Old holiday place for bishops of Winchester
"Thinking by making: Many people think that craft is a matter of executing a preconceived form or idea, something that already exists in the mind or on paper. Yet making is also an active way of thinking, something which can be carried out with no particular goal in mind*. In fact, this is a situation where innovation is very likely to occur.
Even when making is experimental and open-ended, it observes rules. Craft always involves parameters, imposed by materials, tools, scale and the physical body of the maker. Sometimes in making, things go wrong. An unskilled maker, hitting the limits of their ability, might just stop. An expert, though, will find a way through the problem, constantly unfolding new possibilities within the process."

*Jez was once making something with scrap card etc; his gran asked 'What are you making, Jeremy?' 'I don't know', he replied, 'I haven't finished it yet'. Out of the mouths of babes...


Timber Wave at the V & A
So what didn't I like? Mainly the fact that this exhibition is necessary, that these things need to be said. I have a weary sense of 'I have always said that the demise of all kinds of making in this country is a very Bad Thing, and now it has become fashionable to Make, and to do so is out of the reach of many people. Well, it isn't totally, but it is not now part of the everyday; it has been driven out by the ruling classes, and then sold back to us now that it has become unavailable to ordinary folk'; (for this analysis of just about everything from weddings to looking after your own kids, thanks to t'Owd Man.)

Timber Wave again
What I like about London is that round any corner, you find a view that combines something old and something new.  Thus at the V & A, here is a brilliant wooden structure calle 'Timber Wave' designed by AL_A, and made IN LINCOLNSHIRE by Cowley Timberworks. http://www.worldarchitecturenews.com/index.php?fuseaction=wanappln.projectview&upload_id=17592I love it! (Remind me to get some new coathangers too when I get home.) While I was photographing it, I dropped my notebook, and a few things fluttered out, business cards, a pressed leaf. A line of young adults sitting on the steps nearby failed to bother to leap up as I think I would have done, to help me gather it up. I got the paper bits, but I clutched at various dry leaves forlornly, as none nearby was the right one. But then an elderly man about to get into a taxi approached me with The Leaf, a pale green dotted with white flecks - no idea what it is - and said he thought I'd dropped it. This made me feel sad, that the young people had just left me to flail after my stuff, but this man had followed the leaf that fluttered away from me, and he knew it was precious, even though he didn't look as though he had ever been a hippy, and he did something to help. I hope that young people of now will be able to 'be bothered' to master the skills of making with a bit more application than the sample before me who didn't bother to get off their bums to help a poor little old lady whose stuff was blowing away in the wind.
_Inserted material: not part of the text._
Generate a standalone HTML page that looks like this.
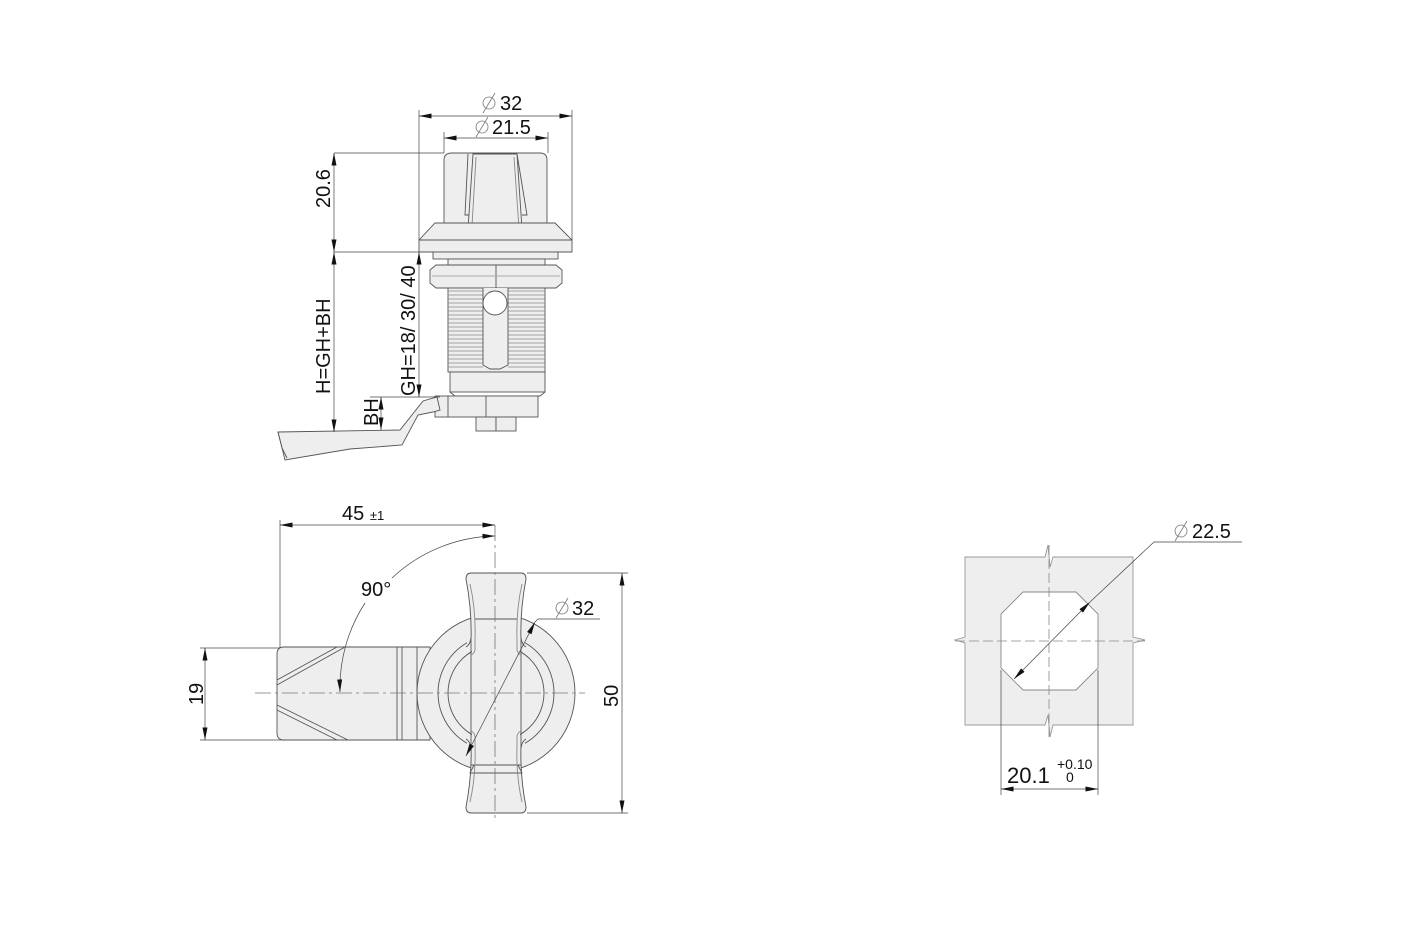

There are certain ways of smoothing and manipulating cloth when you're working with it that you just can't teach people, you have to find it out by having an aim in mind and problem-solving as you go along.

So how do I feel at the end of this day? What have I learned? What concerns do I have? Mmmm. There seemed to be a lot of shops selling food ready made (restaurants, they call them) and none selling any of the raw ingredients for me to sew. Even The Globe theatre had no Tudor straw hats in the shop, only baseball caps. I feel uneasy. Can the young - and I mean a larger swathe than just those attracted to art colleges etc -  be given the time and the wherewithall to be able to 'make'? Or will they tire quickly and get back to the Blackberries, iPods etc? The idea of 'craft' as the book of the exhibition says, is a bit of a tea-cosy over present-day Anglo-Saxon thinking, as though we are trying to get back to Old Ways; and yet if you really try to make anything, you find that it is far from a blood-pressure-lowering activity taking you back into the days of yore. I 'make' while I read the Bible and listen to Radio 4, and the making has the effect of making me think more sharply about the here and now. No way is it some form of escape into the past. I'm both optimistic, but also not at all optimistic; uneasy in fact. I hope my pessimism is unfounded.